Be Here Now is the record of Richard Alpert's transformation from a Harvard psychologist into the spiritual teacher Ram Dass — and the field manual that introduced a generation of Western readers to the practice of presence, the language of yoga, and the heart of Eastern thought.

Originally distributed as a pamphlet by the Lama Foundation in New Mexico, Be Here Now unfolds in four sections. The first is autobiographical: Richard Alpert's account of his Harvard career, his psychedelic research with Timothy Leary, the spiritual emptiness he could not solve through either, and his journey to India, where he met the guru Neem Karoli Baba and was given the name Ram Dass — "servant of God." The second section, From Bindu to Ojas, is the core teaching: a continuous free-verse meditation on consciousness, presence, and the path, hand-lettered and illustrated across more than a hundred pages.

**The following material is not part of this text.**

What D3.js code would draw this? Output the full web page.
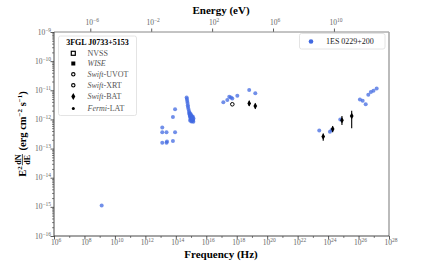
<!DOCTYPE html>
<html lang="en">
<head>
<meta charset="UTF-8">
<title>SED</title>
<script src="https://d3js.org/d3.v7.min.js"></script>
<style>
  body { margin: 0; background: #fff; }
  text { font-family: "Liberation Serif", "DejaVu Serif", serif; }
</style>
</head>
<body>
<div id="my_dataviz"></div>
<script>
// log10 of frequency (Hz) and log10 of flux (erg cm^-2 s^-1)
var blueLogNu = [9.13,
  13.11, 13.11, 13.39, 13.95, 13.11, 13.39, 13.42, 13.81, 13.81, 13.95,
  14.71, 14.73, 14.75, 14.77, 14.79, 14.80, 14.83, 14.86, 14.90, 14.93, 14.96, 14.99,
  15.03, 15.06, 15.09, 15.13, 15.15, 14.96, 14.99, 15.03, 14.92, 15.11, 15.16, 15.06,
  14.88, 14.91, 14.95, 15.00, 15.08, 15.12, 14.94, 15.02, 15.10, 14.98,
  17.12, 17.38, 17.51, 17.62, 17.71, 18.04, 18.82, 19.22,
  23.42, 24.12, 24.23, 24.80, 26.09, 26.27, 26.47, 26.64, 26.81, 26.98, 27.19];
var blueLogFlux = [-14.95,
  -12.28, -12.44, -12.44, -12.44, -12.80, -12.80, -12.76, -12.74, -11.92, -11.65,
  -11.25, -11.30, -11.37, -11.44, -11.51, -11.57, -11.64, -11.71, -11.76, -11.81, -11.87, -11.90,
  -11.93, -11.97, -12.00, -12.04, -12.08, -11.92, -11.99, -12.02, -11.88, -11.90, -11.97, -12.05,
  -11.80, -11.84, -11.95, -11.86, -11.92, -12.00, -12.04, -12.07, -11.95, -11.82,
  -11.41, -11.33, -11.22, -11.25, -11.28, -11.19, -10.99, -11.10,
  -12.38, -12.42, -12.36, -12.00, -11.32, -11.36, -11.48, -11.15, -11.06, -11.02, -10.94];

var xrtLogNu = [17.71];
var xrtLogFlux = [-11.48];

var batLogNu = [18.82, 19.22];
var batLogFlux = [-11.45, -11.54];
var batLo = [-11.54, -11.63];
var batHi = [-11.36, -11.45];

var latLogNu = [23.68, 24.30, 24.91, 25.55];
var latLogFlux = [-12.59, -12.33, -12.03, -11.88];
var latLo = [-12.73, -12.44, -12.19, -12.30];
var latHi = [-12.48, -12.23, -11.88, -11.70];

var xTickExp = [6, 8, 10, 12, 14, 16, 18, 20, 22, 24, 26, 28];
var yTickExp = [-16, -15, -14, -13, -12, -11, -10, -9];
var eTickExp = [-6, -2, 2, 6, 10];
var legendNames = ["NVSS", "WISE", "Swift-UVOT", "Swift-XRT", "Swift-BAT", "Fermi-LAT"];

var W = 432, H = 266;
var pL = 54, pR = 389, pT = 32, pB = 236;
var hPlanck = 4.1357e-15;

var svg = d3.select("#my_dataviz").append("svg")
  .attr("width", W).attr("height", H);

var x = d3.scaleLog().domain([1e6, 1e28]).range([pL, pR]);
var y = d3.scaleLog().domain([1e-16, 1e-9]).range([pB, pT]);
var p = function(e) { return Math.pow(10, e); };

// minor ticks
var xMinor = [];
for (var e = 6; e < 28; e++) { if (e % 2 === 1) xMinor.push(p(e)); }
var yMinor = [];
for (var e2 = -16; e2 < -9; e2++) {
  for (var k = 2; k < 10; k++) yMinor.push(k * p(e2));
}

var tickCol = "#666";
function styleTicks(w) {
  return function(g) {
    g.select(".domain").remove();
    g.selectAll("line").attr("stroke", "#333").attr("stroke-width", w);
  };
}

svg.append("g").attr("transform", "translate(0," + pB + ")")
  .call(d3.axisBottom(x).tickValues(xTickExp.map(p)).tickFormat("").tickSize(3.5))
  .call(styleTicks(0.8));
svg.append("g").attr("transform", "translate(0," + pB + ")")
  .call(d3.axisBottom(x).tickValues(xMinor).tickFormat("").tickSize(2))
  .call(styleTicks(0.6));
svg.append("g").attr("transform", "translate(" + pL + ",0)")
  .call(d3.axisLeft(y).tickValues(yTickExp.map(p)).tickFormat("").tickSize(3.5))
  .call(styleTicks(0.8));
svg.append("g").attr("transform", "translate(" + pL + ",0)")
  .call(d3.axisLeft(y).tickValues(yMinor).tickFormat("").tickSize(2))
  .call(styleTicks(0.6));

// top energy axis
var eNu = eTickExp.map(function(e) { return p(e) / hPlanck; });
svg.append("g").attr("transform", "translate(0," + pT + ")")
  .call(d3.axisTop(x).tickValues(eNu).tickFormat("").tickSize(3.5))
  .call(styleTicks(0.8));

// spines
svg.append("line").attr("x1", pL).attr("x2", pR).attr("y1", pT).attr("y2", pT)
  .attr("stroke", "#888").attr("stroke-width", 1);
svg.append("line").attr("x1", pR).attr("x2", pR).attr("y1", pT).attr("y2", pB)
  .attr("stroke", "#aaa").attr("stroke-width", 1.6);
svg.append("line").attr("x1", pL).attr("x2", pR).attr("y1", pB).attr("y2", pB)
  .attr("stroke", "#333").attr("stroke-width", 0.9);
svg.append("line").attr("x1", pL).attr("x2", pL).attr("y1", pT).attr("y2", pB)
  .attr("stroke", "#333").attr("stroke-width", 0.9);

function powLabel(sel, exp, px, py, anchor) {
  var t = sel.append("text").attr("x", px).attr("y", py)
    .attr("text-anchor", anchor).attr("fill", tickCol).style("font-size", "7.5px");
  t.append("tspan").text("10");
  t.append("tspan").attr("dy", -3).style("font-size", "5.5px").text(String(exp).replace("-", "\u2212"));
  return t;
}

xTickExp.forEach(function(e) { powLabel(svg, e, x(p(e)) + 2, 245, "middle"); });
yTickExp.forEach(function(e) { powLabel(svg, e, 51, y(p(e)) + 2.5, "end"); });
eTickExp.forEach(function(e, i) { powLabel(svg, e, x(eNu[i]) + 2, 25, "middle"); });

// axis titles
svg.append("text").attr("x", 221).attr("y", 14).attr("text-anchor", "middle")
  .style("font-size", "11px").style("font-weight", "bold").text("Energy (eV)");
svg.append("text").attr("x", 221).attr("y", 258).attr("text-anchor", "middle")
  .style("font-size", "11px").style("font-weight", "bold").text("Frequency (Hz)");

// y title: E^2 dN/dE (erg cm^-2 s^-1), built piece by piece in a rotated group
var yg = svg.append("g").attr("transform", "translate(26,0) rotate(-90)");
var cur = 0;
var t1 = yg.append("text").attr("x", 0).attr("y", 0)
  .style("font-size", "10.5px").style("font-weight", "bold");
t1.append("tspan").text("E");
t1.append("tspan").attr("dy", -4).style("font-size", "7px").text("2");
cur = t1.node().getComputedTextLength() + 1.5;
var num = yg.append("text").attr("x", cur).attr("y", -5)
  .style("font-size", "8px").style("font-weight", "bold").text("dN");
var den = yg.append("text").attr("x", cur).attr("y", 4)
  .style("font-size", "8px").style("font-weight", "bold").text("dE");
var fw = Math.max(num.node().getComputedTextLength(), den.node().getComputedTextLength());
yg.append("line").attr("x1", cur - 0.5).attr("x2", cur + fw + 0.5).attr("y1", -3.6).attr("y2", -3.6)
  .attr("stroke", "#000").attr("stroke-width", 0.7);
cur += fw + 4;
var t3 = yg.append("text").attr("x", cur).attr("y", 0)
  .style("font-size", "10.5px").style("font-weight", "bold");
t3.append("tspan").text("(erg cm");
t3.append("tspan").attr("dy", -4).style("font-size", "7px").text("\u22122");
t3.append("tspan").attr("dy", 4).text(" s");
t3.append("tspan").attr("dy", -4).style("font-size", "7px").text("\u22121");
t3.append("tspan").attr("dy", 4).text(")");
cur += t3.node().getComputedTextLength();
yg.selectAll("text, line").attr("transform", "translate(" + (-134 - cur / 2) + ",0)");

// blue data
var blue = blueLogNu.map(function(v, i) { return { nu: p(v), f: p(blueLogFlux[i]) }; });
svg.append("g").selectAll("circle").data(blue).enter().append("circle")
  .attr("cx", function(d) { return x(d.nu); })
  .attr("cy", function(d) { return y(d.f); })
  .attr("r", 2)
  .attr("fill", "#4169e1").attr("fill-opacity", 0.75);

// black source data
svg.append("g").selectAll("circle").data(xrtLogNu).enter().append("circle")
  .attr("cx", function(d) { return x(p(d)); })
  .attr("cy", function(d, i) { return y(p(xrtLogFlux[i])); })
  .attr("r", 1.8).attr("fill", "none").attr("stroke", "#000").attr("stroke-width", 1);

function errPoints(nu, fl, lo, hi) {
  var g = svg.append("g");
  nu.forEach(function(v, i) {
    var cx = x(p(v));
    g.append("line").attr("x1", cx).attr("x2", cx)
      .attr("y1", y(p(lo[i]))).attr("y2", y(p(hi[i])))
      .attr("stroke", "#000").attr("stroke-width", 1.1);
    g.append("path").attr("d", d3.symbol().type(d3.symbolDiamond).size(12)())
      .attr("transform", "translate(" + cx + "," + y(p(fl[i])) + ")")
      .attr("fill", "#000");
  });
}
errPoints(batLogNu, batLogFlux, batLo, batHi);
errPoints(latLogNu, latLogFlux, latLo, latHi);

// left legend
var lg = svg.append("g");
lg.append("rect").attr("x", 58.5).attr("y", 36).attr("width", 78).attr("height", 79.5)
  .attr("rx", 2).attr("fill", "#fff").attr("fill-opacity", 0.85)
  .attr("stroke", "#ddd").attr("stroke-width", 0.8);
lg.append("text").attr("x", 97.5).attr("y", 45).attr("text-anchor", "middle")
  .style("font-size", "8px").style("font-weight", "bold").text("3FGL J0733+5153");
var ly = [53.3, 63.5, 74.3, 85.3, 96.5, 108.5];
legendNames.forEach(function(n, i) {
  var yy = ly[i], mx = 73.3;
  if (i === 0) {
    lg.append("rect").attr("x", mx - 2).attr("y", yy - 2).attr("width", 4).attr("height", 4)
      .attr("fill", "none").attr("stroke", "#000").attr("stroke-width", 1.2);
  } else if (i === 1) {
    lg.append("rect").attr("x", mx - 2).attr("y", yy - 2).attr("width", 4).attr("height", 4).attr("fill", "#000");
  } else if (i === 2 || i === 3) {
    lg.append("circle").attr("cx", mx).attr("cy", yy).attr("r", 1.7)
      .attr("fill", "none").attr("stroke", "#000").attr("stroke-width", 1.1);
  } else if (i === 4) {
    lg.append("path").attr("d", d3.symbol().type(d3.symbolDiamond).size(14)())
      .attr("transform", "translate(" + mx + "," + yy + ")").attr("fill", "#000");
  } else {
    lg.append("circle").attr("cx", mx).attr("cy", yy).attr("r", 1.5).attr("fill", "#000");
  }
  var t = lg.append("text").attr("x", 87.5).attr("y", yy + 2.5)
    .attr("fill", "#555").style("font-size", "8px");
  if (n === "WISE") {
    t.append("tspan").style("font-style", "italic").text("WISE");
  } else if (n.indexOf("-") > 0) {
    var parts = n.split("-");
    t.append("tspan").style("font-style", "italic").text(parts[0]);
    t.append("tspan").text("-" + parts[1]);
  } else {
    t.text(n);
  }
});

// right legend
var rg = svg.append("g");
rg.append("rect").attr("x", 299.5).attr("y", 33.5).attr("width", 85.5).attr("height", 15.5)
  .attr("rx", 2).attr("fill", "#fff").attr("stroke", "#ddd").attr("stroke-width", 0.8);
rg.append("circle").attr("cx", 311).attr("cy", 41.5).attr("r", 2.3).attr("fill", "#4169e1");
rg.append("text").attr("x", 326).attr("y", 44.2).style("font-size", "8px")
  .attr("fill", "#222").text("1ES 0229+200");
</script>
</body>
</html>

The third is a practical cookbook for sacred life — yoga, pranayama, meditation, dietary guidance, and instruction drawn from many traditions. The fourth is a curated reading list. The whole has remained continuously in print for over fifty years.

Details

  • Author: Ram Dass (Richard Alpert)
  • Publisher: Crown / Penguin Random House
  • Originally published: 1971
  • Pages: 416

About the Author

Ram Dass

Born Richard Alpert in 1931, Ram Dass held faculty positions at Stanford and Harvard and conducted early psychedelic research alongside Timothy Leary before traveling to India in 1967, where he met Neem Karoli Baba and received his spiritual name. Over the rest of his life he pursued and shared a wide range of spiritual practices — guru kripa, devotional yoga, karma yoga, multiple forms of meditation, and Sufi and Jewish studies. He founded the Love Serve Remember Foundation and the Hanuman Foundation, co-founded the Seva Foundation and the Neem Karoli Baba Ashram in Taos, New Mexico, and wrote many books including Still Here, Be Love Now, and Polishing the Mirror. After a stroke in 1997, he continued teaching from Maui until his death in December 2019.